Георгий (Гора) Бучнев. Ученическая работа. Вторая половина 1920-х. Мстёрский художественно-промышленный техникум
Почти одновременно с публикацией о «парижских» журналах вышла другая работа того же автора — о «Вестнике исполкома московских Высших государственных мастерских» 1920 года, тираж которого был полностью уничтожен, а единственный экземпляр сохранился в Лос-Анджелесе, в Институте Гетти[947]. Эти артефакты исчерпывают известные примеры периодических изданий, относящихся к генерации многочисленных ГСХМ рубежа 1920-х годов. В таком контексте журналы мстерян преобретают значение редких памятников революционных художественных реформ.
Группа выпускников и педагогов Мстёрского художественно-промышленного техникума. Фотография из журнала «Искусство». Июнь 1926. Мстёрский художественный музей
Мстёрские опыты самодеятельных изданий отделяет от московских всего пять-шесть лет. Небольшой срок для тягучего мирного времени — эпоха для времени перемен. Трудно проводить какие-либо параллели между ними. Но, поддаваясь соблазну, видишь в основном различия — не генетические, а стадиальные. Можно предположить, что член редколлегии мстёрского журнала «Искусство в труд» Сергей Светлов и заведующий техникумом Виктор Киселёв были знакомы с журналом учеников Казимира Малевича и с «Вестником» Сергея Сенькина. Но в отличие от адептов супрематизма, смотревших на школу Свободных мастерских как на «лабораторию изобразительных искусств отвлеченного (не производственного) характера», они следовали за производственной, служебной идеологией ЛЕФа. Об искусстве в изданиях 5-й МОПС говорится не иначе как в контексте социального. Программно они словно младшие братья большого партийного журнала — всероссийского рупора идей Владимира Маяковского, Осипа Брика, Сергея Третьякова и прочих лефов, его эхо.
Глава 10
После коммуны
Здание Московского училища живописи, ваяния и зодчества, где в 1920-е годы размещался Вхутемас-Вхутеин. Начало XX в. Раскрашенная открытка
Выпускники Мстёрского художественно-промышленного техникума. Конец 1920-х. Мстёрский художественный музей
Комиссариат просвещения, как видно на мстёрском примере, придавал большое значение своим экспериментальным образовательным структурам. «Опытно-показательные и опорные учреждения — это рычаг, с помощью которого мы станем поднимать массовую школу, улучшать ее», — говорил Анатолий Луначарский[948]. Он отдавал должное тем, кто делает эту работу: «Ваша работа трудна, плохо оплачивается — признавал нарком, — порой вы работаете одиноко, лишены поддержки и пути трудны, но вы должны с гордостью думать, что работа ОПУ дает огромные результаты»[949].

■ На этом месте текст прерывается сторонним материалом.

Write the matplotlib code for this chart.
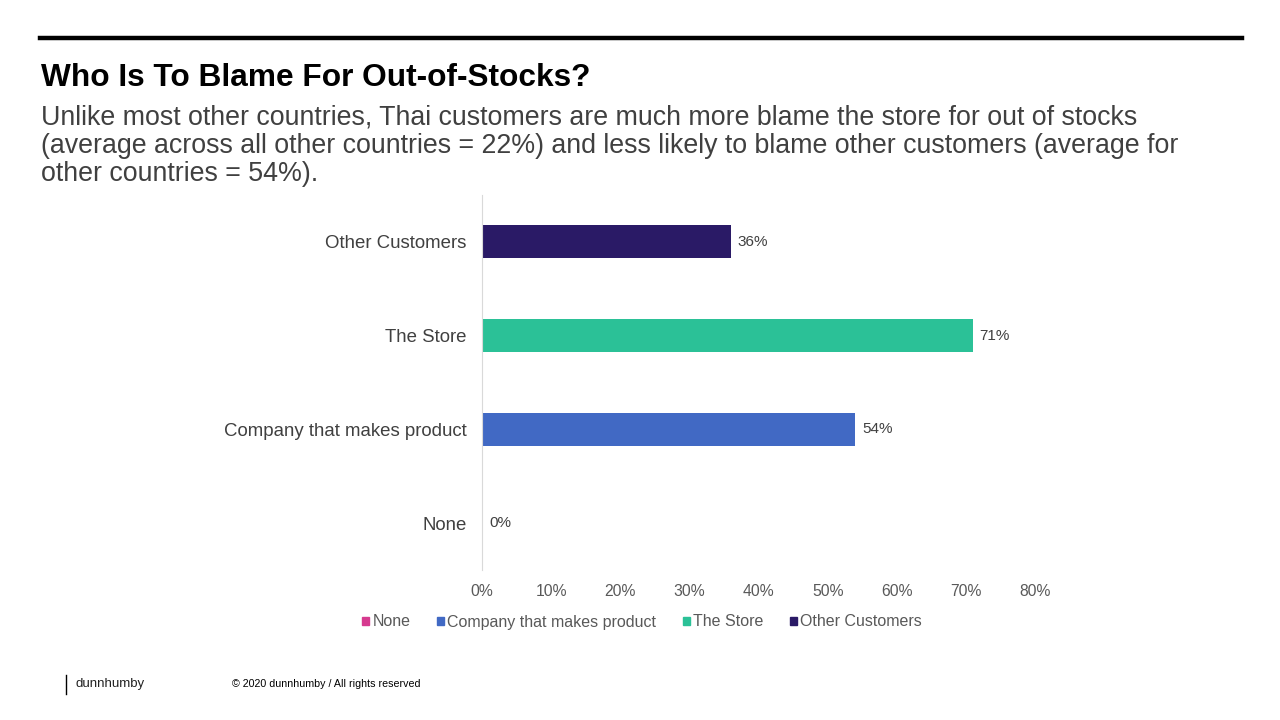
import matplotlib
matplotlib.use("Agg")
import matplotlib.pyplot as plt
from matplotlib.patches import Patch
from matplotlib.lines import Line2D

plt.rcParams['font.family'] = ['Liberation Sans', 'DejaVu Sans']

# data (bottom to top)
categories = ["None", "Company that makes product", "The Store", "Other Customers"]
values = [0, 54, 71, 36]
colors = ["#d63a8f", "#4169c4", "#2bc197", "#2a1a66"]
xticks = [0, 10, 20, 30, 40, 50, 60, 70, 80]

fig = plt.figure(figsize=(12.8, 7.2), dpi=100)

# header
fig.add_artist(Line2D([40 / 1280, 1242 / 1280], [1 - 38 / 720] * 2, color="black", lw=3.2))
fig.text(41 / 1280, 1 - 78 / 720, "Who Is To Blame For Out-of-Stocks?", fontsize=22.8,
         fontweight="bold", va="center", ha="left")
fig.text(41 / 1280, 1 - 146 / 720,
         "Unlike most other countries, Thai customers are much more blame the store for out of stocks\n"
         "(average across all other countries = 22%) and less likely to blame other customers (average for\n"
         "other countries = 54%).",
         fontsize=19.3, color="#404040", va="center", ha="left", linespacing=1.12)

ax = fig.add_axes([482 / 1280, 1 - 570 / 720, 553 / 1280, 375 / 720])
y = range(len(categories))
ax.barh(y, values, height=0.35, color=colors)
for yi, v in zip(y, values):
    ax.text(v + 1.0, yi, f"{v}%", va="center", ha="left", fontsize=11, color="#404040")

ax.set_xlim(0, 80)
ax.set_ylim(-0.5, 3.5)
ax.set_yticks(list(y))
ax.set_yticklabels(categories, fontsize=13.4, color="#404040")
ax.set_xticks(xticks)
ax.set_xticklabels([f"{t}%" for t in xticks], fontsize=11.3, color="#595959")
ax.tick_params(axis="both", length=0)
ax.tick_params(axis="x", pad=10)
ax.tick_params(axis="y", pad=11)
for s in ["top", "right", "bottom"]:
    ax.spines[s].set_visible(False)
ax.spines["left"].set_color("#d9d9d9")

handles = [Patch(color=c, label=l) for c, l in zip(colors, categories)]
fig.legend(handles=handles, loc="center", bbox_to_anchor=(642 / 1280, 1 - 622 / 720), ncol=4,
           frameon=False, fontsize=11.5, handlelength=0.45, handleheight=0.45, handletextpad=0.2,
           columnspacing=1.65, labelcolor="#595959")

# footer
fig.add_artist(Line2D([66 / 1280] * 2, [1 - 675 / 720, 1 - 694 / 720], color="black", lw=1))
fig.text(75 / 1280, 1 - 684 / 720, "dunnhumby", fontsize=9.5, va="center", ha="left",
         color="#222222")
fig.text(232 / 1280, 1 - 684 / 720, "\u00a9 2020 dunnhumby / All rights reserved", fontsize=7.7,
         va="center", ha="left")

fig.savefig("out.png", dpi=100)
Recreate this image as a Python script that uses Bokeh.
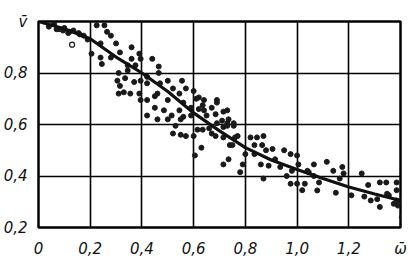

Мстёрская опытно-показательная станция наряду с подобными ей экспериментальными площадками испытывала передовые идеи и педагогические технологии, пригодные к тиражированию в условиях типовых школ. В этой нелегкой и благородной деятельности, как ни странно, был запрограммирован итог ее истории. В конце 1920-х государство посчитало, что все условия для реализации проекта массовой школы сложились и нужды в экспериментах больше нет. В 1928 году многолетний патрон Мстёрской станции Наркомат просвещения передал ее в ведение владимирского Губоно. Это была точка невозврата. Она не просто отнимала перспективу развития, но и по существу означала, что дни станции сочтены. Так и произошло. С октября 1928 года 5-я МОПС перестала существовать как единое целое.